Difference Between CPA and EA (Enrolled Agent)

Enrolled Agents (EA) and Certified Public Accountant (CPA) are licensed professionals who can handle the tax issues of an individual or a business. The primary difference between the two is that the license of an EA is authorized by the federal government, i.e., the Internal Revenue Service (IRS), giving them nationwide authority. The CPA license is issued by any of the 55 U.S. states, restricting a CPA’s authority to the state level.

CPA vs EA debates are a common occurrence in the life of an aspirant seeking a job in the sphere of accountancy.  The roles of EAs are centred around taxation but holding greater authority as they represent their clients before the IRS. CPAs’ range of services goes beyond taxation as they could be public accountants, tax accountants, personal finance managers, business consultants, auditors, controllers, or federal officers, etc.

What is a CPA?

Certified Public Accountant (CPA) is a professional who is licensed to carry the duties of –

  • Accountants
  • Financial Advisor
  • Tax specialists
  • Financial Planner
  • Individual and Business Consultants
  • Chief Financial Officer
  • Auditor
  • Controller

For example, you are taking the services of a CPA to manage your accounts and financial services. In this case, the CPA will help prepare your accounts, audit them, file tax returns, give financial advice to grow your wealth and save taxes. To become a CPA, you must clear the four parts of the CPA exam administered by AIPCA. You get 18 months to pass the sections in an exam cycle. Each state has a body that governs the CPAs. The states hold specific eligibility criteria to qualify for the exam in terms of age, experience, educational qualifications, etc.
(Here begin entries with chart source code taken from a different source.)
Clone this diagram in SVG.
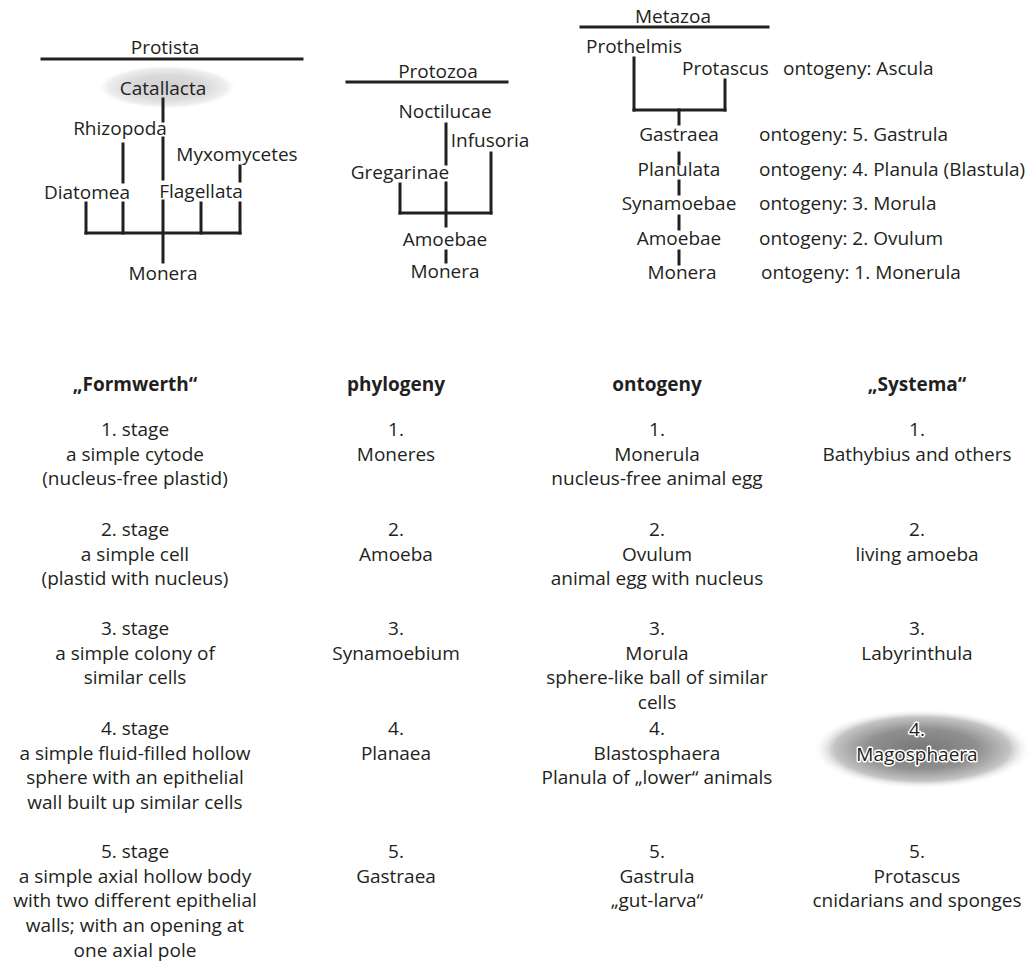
<svg xmlns="http://www.w3.org/2000/svg" width="1036" height="969" viewBox="0 0 1036 969">
<style>
text{font-family:"Open Sans","Noto Sans","Liberation Sans",sans-serif;font-size:19px;fill:#231f20}
.c{text-anchor:middle}
.b{font-weight:bold}
.ln{stroke:#231f20;stroke-width:3;fill:none;stroke-linecap:square}
.halo{stroke:#fff;stroke-width:3;paint-order:stroke;stroke-linejoin:round}
</style>
<defs>
<radialGradient id="gLight" cx="0.5" cy="0.5" r="0.5">
<stop offset="0" stop-color="#cfcfcf"/>
<stop offset="0.55" stop-color="#dadada"/>
<stop offset="0.85" stop-color="#eeeeee"/>
<stop offset="1" stop-color="#fff" stop-opacity="0"/>
</radialGradient>
<radialGradient id="gDark" cx="0.5" cy="0.5" r="0.5">
<stop offset="0" stop-color="#777"/>
<stop offset="0.5" stop-color="#8f8f8f"/>
<stop offset="0.8" stop-color="#c4c4c4"/>
<stop offset="1" stop-color="#fff" stop-opacity="0"/>
</radialGradient>
</defs>
<rect width="1036" height="969" fill="#fff"/>

<g id="highlights">
<ellipse cx="167" cy="87" rx="70" ry="22" fill="url(#gLight)"/>
<ellipse cx="922" cy="749" rx="110" ry="40" fill="url(#gDark)"/>
</g>

<g id="connectors">
<!-- Protista -->
<line class="ln" x1="42" y1="59" x2="302" y2="59"/>
<line class="ln" x1="163" y1="99" x2="163" y2="121"/>
<line class="ln" x1="163" y1="138" x2="163" y2="179"/>
<line class="ln" x1="163" y1="201" x2="163" y2="262"/>
<line class="ln" x1="86" y1="233" x2="240" y2="233"/>
<line class="ln" x1="86" y1="203" x2="86" y2="233"/>
<line class="ln" x1="123" y1="144" x2="123" y2="182"/>
<line class="ln" x1="123" y1="203" x2="123" y2="233"/>
<line class="ln" x1="201" y1="203" x2="201" y2="233"/>
<line class="ln" x1="240" y1="166" x2="240" y2="181"/>
<line class="ln" x1="240" y1="203" x2="240" y2="233"/>
<!-- Protozoa -->
<line class="ln" x1="347" y1="82" x2="507" y2="82"/>
<line class="ln" x1="446" y1="124" x2="446" y2="164"/>
<line class="ln" x1="446" y1="183" x2="446" y2="226"/>
<line class="ln" x1="446" y1="251" x2="446" y2="262"/>
<line class="ln" x1="400" y1="213" x2="491" y2="213"/>
<line class="ln" x1="400" y1="184" x2="400" y2="213"/>
<line class="ln" x1="491" y1="153" x2="491" y2="213"/>
<!-- Metazoa -->
<line class="ln" x1="581" y1="27" x2="768" y2="27"/>
<line class="ln" x1="634" y1="58" x2="634" y2="110"/>
<line class="ln" x1="725" y1="80" x2="725" y2="110"/>
<line class="ln" x1="634" y1="110" x2="725" y2="110"/>
<line class="ln" x1="679" y1="110" x2="679" y2="124"/>
<line class="ln" x1="679" y1="153" x2="679" y2="164"/>
<line class="ln" x1="679" y1="181" x2="679" y2="194"/>
<line class="ln" x1="679" y1="216" x2="679" y2="229"/>
<line class="ln" x1="679" y1="251" x2="679" y2="264"/>
</g>

<g id="protista">
<text class="c" x="165" y="54">Protista</text>
<text class="c" x="163" y="95">Catallacta</text>
<text class="c" x="120" y="135">Rhizopoda</text>
<text class="c" x="237" y="161">Myxomycetes</text>
<text class="c" x="87" y="199">Diatomea</text>
<text class="c" x="201" y="198">Flagellata</text>
<text class="c" x="163" y="280">Monera</text>
</g>

<g id="protozoa">
<text class="c" x="438" y="78">Protozoa</text>
<text class="c" x="445" y="118">Noctilucae</text>
<text class="c" x="490" y="147">Infusoria</text>
<text class="c" x="400" y="179">Gregarinae</text>
<text class="c" x="445" y="246">Amoebae</text>
<text class="c" x="445" y="278">Monera</text>
</g>

<g id="metazoa">
<text class="c" x="673" y="23">Metazoa</text>
<text x="586" y="53">Prothelmis</text>
<text x="682" y="75">Protascus</text>
<text x="783" y="75">ontogeny: Ascula</text>
<text class="c" x="679" y="141">Gastraea</text>
<text class="c" x="679" y="176">Planulata</text>
<text class="c" x="679" y="210">Synamoebae</text>
<text class="c" x="679" y="245">Amoebae</text>
<text class="c" x="682" y="279">Monera</text>
<text x="759" y="141">ontogeny: 5. Gastrula</text>
<text x="759" y="176">ontogeny: 4. Planula (Blastula)</text>
<text x="759" y="210">ontogeny: 3. Morula</text>
<text x="759" y="245">ontogeny: 2. Ovulum</text>
<text x="761" y="279">ontogeny: 1. Monerula</text>
</g>

<g id="col-formwerth">
<text class="c b" x="135" y="391">„Formwerth“</text>
<text class="c" x="135" y="436"><tspan x="135">1. stage</tspan><tspan x="135" dy="24.7">a simple cytode</tspan><tspan x="135" dy="24.7">(nucleus-free plastid)</tspan></text>
<text class="c" x="135" y="536"><tspan x="135">2. stage</tspan><tspan x="135" dy="24.7">a simple cell</tspan><tspan x="135" dy="24.7">(plastid with nucleus)</tspan></text>
<text class="c" x="135" y="635"><tspan x="135">3. stage</tspan><tspan x="135" dy="24.7">a simple colony of</tspan><tspan x="135" dy="24.7">similar cells</tspan></text>
<text class="c" x="135" y="735"><tspan x="135">4. stage</tspan><tspan x="135" dy="24.7">a simple fluid-filled hollow</tspan><tspan x="135" dy="24.7">sphere with an epithelial</tspan><tspan x="135" dy="24.7">wall built up similar cells</tspan></text>
<text class="c" x="135" y="858"><tspan x="135">5. stage</tspan><tspan x="135" dy="24.7">a simple axial hollow body</tspan><tspan x="135" dy="24.7">with two different epithelial</tspan><tspan x="135" dy="24.7">walls; with an opening at</tspan><tspan x="135" dy="24.7">one axial pole</tspan></text>
</g>

<g id="col-phylogeny">
<text class="c b" x="396" y="391">phylogeny</text>
<text class="c" x="396" y="436"><tspan x="396">1.</tspan><tspan x="396" dy="24.7">Moneres</tspan></text>
<text class="c" x="396" y="536"><tspan x="396">2.</tspan><tspan x="396" dy="24.7">Amoeba</tspan></text>
<text class="c" x="396" y="635"><tspan x="396">3.</tspan><tspan x="396" dy="24.7">Synamoebium</tspan></text>
<text class="c" x="396" y="735"><tspan x="396">4.</tspan><tspan x="396" dy="24.7">Planaea</tspan></text>
<text class="c" x="396" y="858"><tspan x="396">5.</tspan><tspan x="396" dy="24.7">Gastraea</tspan></text>
</g>

<g id="col-ontogeny">
<text class="c b" x="657" y="391">ontogeny</text>
<text class="c" x="657" y="436"><tspan x="657">1.</tspan><tspan x="657" dy="24.7">Monerula</tspan><tspan x="657" dy="24.7">nucleus-free animal egg</tspan></text>
<text class="c" x="657" y="536"><tspan x="657">2.</tspan><tspan x="657" dy="24.7">Ovulum</tspan><tspan x="657" dy="24.7">animal egg with nucleus</tspan></text>
<text class="c" x="657" y="635"><tspan x="657">3.</tspan><tspan x="657" dy="24.7">Morula</tspan><tspan x="657" dy="24.7">sphere-like ball of similar</tspan><tspan x="657" dy="24.7">cells</tspan></text>
<text class="c" x="657" y="735"><tspan x="657">4.</tspan><tspan x="657" dy="24.7">Blastosphaera</tspan><tspan x="657" dy="24.7">Planula of „lower“ animals</tspan></text>
<text class="c" x="657" y="858"><tspan x="657">5.</tspan><tspan x="657" dy="24.7">Gastrula</tspan><tspan x="657" dy="24.7">„gut-larva“</tspan></text>
</g>

<g id="col-systema">
<text class="c b" x="917" y="391">„Systema“</text>
<text class="c" x="917" y="436"><tspan x="917">1.</tspan><tspan x="917" dy="24.7">Bathybius and others</tspan></text>
<text class="c" x="917" y="536"><tspan x="917">2.</tspan><tspan x="917" dy="24.7">living amoeba</tspan></text>
<text class="c" x="917" y="635"><tspan x="917">3.</tspan><tspan x="917" dy="24.7">Labyrinthula</tspan></text>
<text class="c halo" x="917" y="736"><tspan x="917">4.</tspan><tspan x="917" dy="24.7">Magosphaera</tspan></text>
<text class="c" x="917" y="858"><tspan x="917">5.</tspan><tspan x="917" dy="24.7">Protascus</tspan><tspan x="917" dy="24.7">cnidarians and sponges</tspan></text>
</g>
</svg>
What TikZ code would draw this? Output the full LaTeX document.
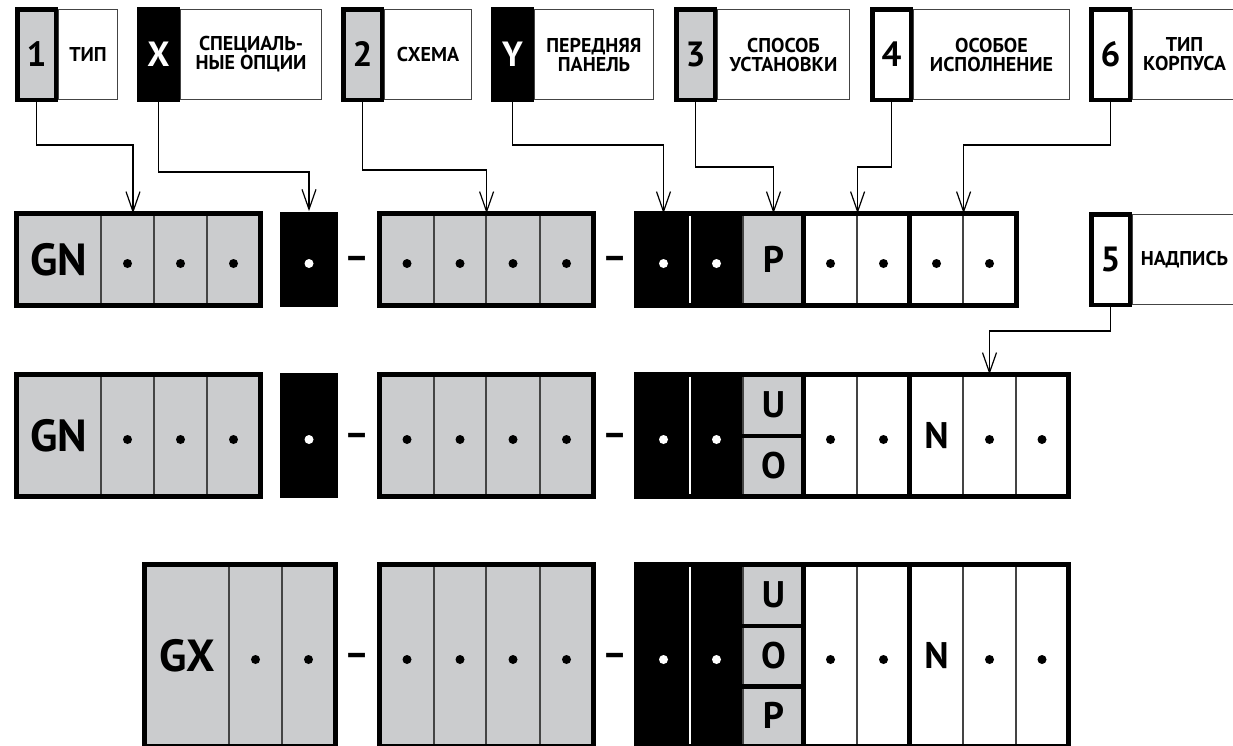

You can learn more about the CPA application process here.

For example, some states need 120 credit bachelor’s degree while others mostly require 150 credit college degree. Also, it is important to have done a relevant accounting and business course. After passing all four sections, you qualify to become a CPA. A wide range of roles and handsome salaries are offered based on your experience and skills.

What is an Enrolled Agent (EA)?

  • An enrolled agent (EA) is a professional authorized by the IRS. Having an EA badge is highly coveted as it is the highest credential awarded by the IRS.
  • EAs specialize in taxation, holding credentials and expertise to handle even the most complicated matters. They represent their clients before the IRS concerning audits, collections discrepancies or appeals, etc.
  • They have unrestricted freedom to choose any taxpayers from any part of the country amongst individuals and businesses. They also have the freedom to choose tax matters and the IRS office to represent their client at.
  • To become an EA, you must pass the three parts of the Special Enrollment Examination (SEE) exam. If you clear one part, you can retake others as the score stays valid for two years. Former IRS employees with technical IRS expertise and ethical practice conduct can be awarded this status.
  • After obtaining the EA status, ethical adherence becomes a must and every three years, completing 72 hours of continuing education courses. Like CPA, EA also offers a handsome salary based on the seniority level.

CPA vs EA Infographics


Comparative Table – CPA vs EA (Enrolled Agent)

Let us take you through a comparative table to take a deeper look at the CPA vs EA discussion.

Section CPA EA
Role Accountant, Financial Advisor, Tax Specialist, Consultant, CFO, Auditor, Controller, etc. Tax specialists who represent their clients before the IRS.
Licensing Different states have a professional body that handles licensing. The federal government, IRS.
Examination To be a professional, you must pass the four parts of the CPA exam. To be an EA, you must pass the three parts of the Special Enrollment Examination (SEE).



If you have worked with the IRS formally, hold technical expertise related to taxation and have ensured ethical conduct, you can become an EA.

Sections in the Exam 
  1. Auditing and Attestation (AUD)
  2. Business Environment and Concepts (BEC)
  3. Financial Accounting and Reporting (FAR)
  4.  Regulation (REG).
  1. Individuals
  2. Businesses
  3. Representation, Practices, and Procedures.
Exam Particulars Must pass all four sections within 18 months. A minimum score of 75 on each part is required. Section test scores normally stay valid for two years giving sufficient time to pass other sections. Due to Covid-19, the number has been extended to three.


A scaled passing score is 105.

Cost $180 to $250 per exam section. $185 fee per exam part.
Expected Salary A CPA with a year of experience earns around $66,000 a year. The annual expected salary ranges between $ $40,000- $65,000 based on seniority.